• _Brief_
Extract word for word the lines of the listing from its start to the line holding "const TXT = '#1e1e1e';", both ends kept; pictures are not part of the copy.
— Begin —
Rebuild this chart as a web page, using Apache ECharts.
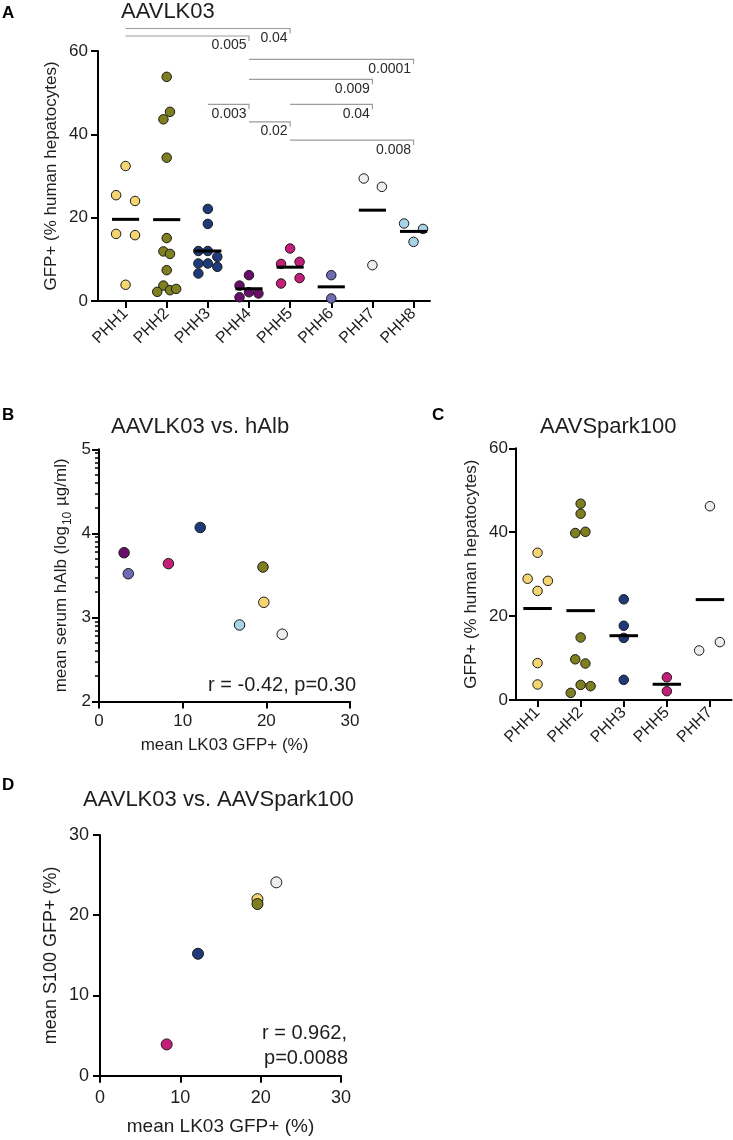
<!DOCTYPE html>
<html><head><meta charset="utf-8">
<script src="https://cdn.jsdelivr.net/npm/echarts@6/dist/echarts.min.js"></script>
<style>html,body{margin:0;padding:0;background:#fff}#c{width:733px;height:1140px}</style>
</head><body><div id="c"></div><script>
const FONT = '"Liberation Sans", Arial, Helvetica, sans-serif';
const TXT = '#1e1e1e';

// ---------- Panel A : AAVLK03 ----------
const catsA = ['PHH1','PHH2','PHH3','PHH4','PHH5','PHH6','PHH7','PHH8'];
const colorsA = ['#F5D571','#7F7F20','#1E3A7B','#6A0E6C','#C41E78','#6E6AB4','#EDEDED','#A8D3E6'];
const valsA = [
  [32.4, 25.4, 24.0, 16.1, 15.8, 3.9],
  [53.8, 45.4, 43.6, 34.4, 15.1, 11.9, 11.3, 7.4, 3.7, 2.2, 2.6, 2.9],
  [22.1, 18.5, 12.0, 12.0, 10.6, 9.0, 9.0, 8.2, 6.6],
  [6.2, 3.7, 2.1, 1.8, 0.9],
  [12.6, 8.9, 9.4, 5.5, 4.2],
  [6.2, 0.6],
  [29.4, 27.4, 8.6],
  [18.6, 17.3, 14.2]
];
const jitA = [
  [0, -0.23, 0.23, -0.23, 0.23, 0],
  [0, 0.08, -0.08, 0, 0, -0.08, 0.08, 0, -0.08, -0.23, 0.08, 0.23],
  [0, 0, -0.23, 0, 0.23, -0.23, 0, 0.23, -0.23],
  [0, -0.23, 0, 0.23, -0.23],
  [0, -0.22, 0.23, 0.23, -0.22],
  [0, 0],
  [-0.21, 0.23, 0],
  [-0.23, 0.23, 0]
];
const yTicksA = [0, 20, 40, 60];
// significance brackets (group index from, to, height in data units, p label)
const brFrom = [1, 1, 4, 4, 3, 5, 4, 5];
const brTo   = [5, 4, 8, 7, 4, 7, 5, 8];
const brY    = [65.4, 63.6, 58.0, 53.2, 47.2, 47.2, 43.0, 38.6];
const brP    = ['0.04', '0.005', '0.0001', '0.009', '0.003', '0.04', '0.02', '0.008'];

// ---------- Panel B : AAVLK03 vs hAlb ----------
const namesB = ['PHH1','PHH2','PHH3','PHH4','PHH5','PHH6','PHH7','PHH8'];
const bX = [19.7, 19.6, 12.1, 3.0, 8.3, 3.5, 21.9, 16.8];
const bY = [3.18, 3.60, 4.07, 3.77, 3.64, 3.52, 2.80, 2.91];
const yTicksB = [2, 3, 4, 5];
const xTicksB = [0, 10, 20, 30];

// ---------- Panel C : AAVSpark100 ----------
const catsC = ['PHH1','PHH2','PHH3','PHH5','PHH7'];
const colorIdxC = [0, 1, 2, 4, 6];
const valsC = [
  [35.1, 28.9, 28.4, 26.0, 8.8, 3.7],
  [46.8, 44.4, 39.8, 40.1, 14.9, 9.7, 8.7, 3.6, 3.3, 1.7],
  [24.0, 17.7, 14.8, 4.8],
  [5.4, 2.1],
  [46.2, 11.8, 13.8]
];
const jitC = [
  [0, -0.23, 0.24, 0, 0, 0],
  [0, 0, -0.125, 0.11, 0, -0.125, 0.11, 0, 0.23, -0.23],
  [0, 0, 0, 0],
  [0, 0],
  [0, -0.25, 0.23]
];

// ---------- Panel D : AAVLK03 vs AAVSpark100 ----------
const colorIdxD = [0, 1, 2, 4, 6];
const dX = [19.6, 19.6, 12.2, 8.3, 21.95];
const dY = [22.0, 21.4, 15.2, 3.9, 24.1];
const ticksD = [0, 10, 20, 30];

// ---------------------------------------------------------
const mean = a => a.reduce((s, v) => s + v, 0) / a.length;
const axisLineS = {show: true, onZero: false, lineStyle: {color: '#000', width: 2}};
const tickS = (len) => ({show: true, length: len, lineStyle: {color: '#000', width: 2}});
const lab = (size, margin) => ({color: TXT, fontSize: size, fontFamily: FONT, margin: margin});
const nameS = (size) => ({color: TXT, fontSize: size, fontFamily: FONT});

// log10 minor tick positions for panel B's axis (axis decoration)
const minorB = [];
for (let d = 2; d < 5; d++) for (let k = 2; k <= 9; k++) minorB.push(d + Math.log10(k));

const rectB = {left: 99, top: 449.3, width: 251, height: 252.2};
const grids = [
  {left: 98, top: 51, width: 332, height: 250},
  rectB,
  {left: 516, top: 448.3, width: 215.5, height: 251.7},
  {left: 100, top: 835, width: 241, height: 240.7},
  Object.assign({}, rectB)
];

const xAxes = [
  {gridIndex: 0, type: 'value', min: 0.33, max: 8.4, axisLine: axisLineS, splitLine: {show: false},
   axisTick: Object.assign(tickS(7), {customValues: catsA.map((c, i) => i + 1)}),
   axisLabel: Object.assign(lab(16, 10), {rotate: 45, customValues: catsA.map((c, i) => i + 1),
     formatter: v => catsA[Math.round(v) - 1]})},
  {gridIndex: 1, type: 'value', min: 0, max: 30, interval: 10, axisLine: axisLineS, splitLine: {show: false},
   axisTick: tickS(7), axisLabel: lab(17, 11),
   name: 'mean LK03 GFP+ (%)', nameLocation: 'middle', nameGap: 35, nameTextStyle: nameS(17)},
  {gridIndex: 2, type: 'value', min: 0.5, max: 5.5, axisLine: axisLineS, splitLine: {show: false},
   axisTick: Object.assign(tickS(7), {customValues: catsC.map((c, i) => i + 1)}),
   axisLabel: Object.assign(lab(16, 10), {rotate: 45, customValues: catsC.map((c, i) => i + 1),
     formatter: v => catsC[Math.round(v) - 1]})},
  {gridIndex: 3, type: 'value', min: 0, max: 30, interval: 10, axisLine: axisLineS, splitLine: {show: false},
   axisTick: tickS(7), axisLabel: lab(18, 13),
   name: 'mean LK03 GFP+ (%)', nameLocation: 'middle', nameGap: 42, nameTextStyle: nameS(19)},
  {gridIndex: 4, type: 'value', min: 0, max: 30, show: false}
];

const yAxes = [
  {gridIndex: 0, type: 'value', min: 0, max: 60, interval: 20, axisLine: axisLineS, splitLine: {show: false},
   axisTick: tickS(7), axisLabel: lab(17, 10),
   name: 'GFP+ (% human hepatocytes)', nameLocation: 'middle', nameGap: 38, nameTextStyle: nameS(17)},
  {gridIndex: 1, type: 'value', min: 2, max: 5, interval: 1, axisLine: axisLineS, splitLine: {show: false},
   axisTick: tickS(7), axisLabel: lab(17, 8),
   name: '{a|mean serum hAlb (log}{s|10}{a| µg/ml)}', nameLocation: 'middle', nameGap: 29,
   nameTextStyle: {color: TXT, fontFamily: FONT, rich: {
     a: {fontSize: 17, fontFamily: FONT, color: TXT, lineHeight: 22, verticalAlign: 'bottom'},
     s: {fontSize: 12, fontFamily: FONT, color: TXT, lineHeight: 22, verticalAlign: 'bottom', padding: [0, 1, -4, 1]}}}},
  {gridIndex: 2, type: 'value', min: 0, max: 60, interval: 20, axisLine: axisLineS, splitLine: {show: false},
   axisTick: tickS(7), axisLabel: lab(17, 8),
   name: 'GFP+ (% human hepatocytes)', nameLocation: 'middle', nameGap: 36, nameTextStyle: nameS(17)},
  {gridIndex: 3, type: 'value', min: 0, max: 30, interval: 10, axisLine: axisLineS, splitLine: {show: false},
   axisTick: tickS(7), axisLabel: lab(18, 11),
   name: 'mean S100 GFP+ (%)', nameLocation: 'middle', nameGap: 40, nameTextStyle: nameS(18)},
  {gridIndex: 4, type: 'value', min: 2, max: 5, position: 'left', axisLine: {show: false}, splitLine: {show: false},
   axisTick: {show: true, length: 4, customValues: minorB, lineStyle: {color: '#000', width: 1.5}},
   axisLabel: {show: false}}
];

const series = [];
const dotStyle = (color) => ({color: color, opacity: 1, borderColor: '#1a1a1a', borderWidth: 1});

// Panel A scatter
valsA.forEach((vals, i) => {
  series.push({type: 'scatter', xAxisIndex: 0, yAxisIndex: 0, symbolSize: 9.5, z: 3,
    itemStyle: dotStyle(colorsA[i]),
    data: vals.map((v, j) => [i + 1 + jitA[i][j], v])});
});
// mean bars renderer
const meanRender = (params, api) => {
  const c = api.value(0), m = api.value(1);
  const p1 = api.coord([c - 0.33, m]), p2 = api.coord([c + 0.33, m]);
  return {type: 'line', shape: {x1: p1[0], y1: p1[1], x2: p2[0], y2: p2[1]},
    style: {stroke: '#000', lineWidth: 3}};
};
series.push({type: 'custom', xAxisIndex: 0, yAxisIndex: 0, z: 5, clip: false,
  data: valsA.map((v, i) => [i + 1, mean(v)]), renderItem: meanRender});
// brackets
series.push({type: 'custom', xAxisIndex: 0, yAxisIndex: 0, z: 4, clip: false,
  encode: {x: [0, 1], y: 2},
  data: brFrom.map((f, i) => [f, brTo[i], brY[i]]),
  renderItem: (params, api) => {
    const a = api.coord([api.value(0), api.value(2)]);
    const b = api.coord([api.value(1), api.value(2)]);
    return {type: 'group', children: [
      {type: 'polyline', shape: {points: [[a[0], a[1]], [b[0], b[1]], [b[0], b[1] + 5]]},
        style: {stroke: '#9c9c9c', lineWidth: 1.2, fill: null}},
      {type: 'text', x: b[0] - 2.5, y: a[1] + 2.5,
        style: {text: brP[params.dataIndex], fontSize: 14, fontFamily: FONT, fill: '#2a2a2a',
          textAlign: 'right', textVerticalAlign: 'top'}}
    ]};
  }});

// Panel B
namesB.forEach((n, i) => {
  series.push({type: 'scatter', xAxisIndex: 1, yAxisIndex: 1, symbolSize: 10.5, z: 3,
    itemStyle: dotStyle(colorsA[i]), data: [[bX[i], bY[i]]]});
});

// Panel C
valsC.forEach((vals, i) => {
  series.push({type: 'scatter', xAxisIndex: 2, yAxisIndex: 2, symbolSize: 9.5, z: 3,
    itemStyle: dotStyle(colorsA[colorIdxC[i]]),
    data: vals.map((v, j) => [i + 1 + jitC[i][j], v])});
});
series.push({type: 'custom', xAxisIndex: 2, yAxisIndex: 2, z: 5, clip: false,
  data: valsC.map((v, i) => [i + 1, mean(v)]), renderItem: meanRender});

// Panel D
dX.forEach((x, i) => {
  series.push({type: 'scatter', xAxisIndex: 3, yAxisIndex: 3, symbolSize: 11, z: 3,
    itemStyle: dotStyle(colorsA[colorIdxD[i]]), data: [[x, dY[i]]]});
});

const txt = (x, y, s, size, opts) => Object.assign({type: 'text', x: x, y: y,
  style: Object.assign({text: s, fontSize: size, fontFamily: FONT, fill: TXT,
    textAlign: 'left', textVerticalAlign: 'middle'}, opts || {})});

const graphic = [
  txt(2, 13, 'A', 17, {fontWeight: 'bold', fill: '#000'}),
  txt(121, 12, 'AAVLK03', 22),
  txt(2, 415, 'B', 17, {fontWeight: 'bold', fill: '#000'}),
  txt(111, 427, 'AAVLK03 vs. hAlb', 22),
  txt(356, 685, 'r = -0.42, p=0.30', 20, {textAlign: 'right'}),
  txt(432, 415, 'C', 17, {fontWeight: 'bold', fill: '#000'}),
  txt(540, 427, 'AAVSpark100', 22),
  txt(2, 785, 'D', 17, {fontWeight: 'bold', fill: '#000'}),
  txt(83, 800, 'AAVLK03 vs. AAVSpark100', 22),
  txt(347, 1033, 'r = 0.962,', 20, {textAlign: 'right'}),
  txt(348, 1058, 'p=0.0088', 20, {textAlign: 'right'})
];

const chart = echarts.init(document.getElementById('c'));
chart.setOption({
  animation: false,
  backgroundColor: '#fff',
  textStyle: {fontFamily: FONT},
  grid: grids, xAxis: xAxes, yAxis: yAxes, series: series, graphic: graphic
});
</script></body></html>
— End —
• _The answer_
Rebuild this chart as a web page, using Apache ECharts.
<!DOCTYPE html>
<html><head><meta charset="utf-8">
<script src="https://cdn.jsdelivr.net/npm/echarts@6/dist/echarts.min.js"></script>
<style>html,body{margin:0;padding:0;background:#fff}#c{width:733px;height:1140px}</style>
</head><body><div id="c"></div><script>
const FONT = '"Liberation Sans", Arial, Helvetica, sans-serif';
const TXT = '#1e1e1e';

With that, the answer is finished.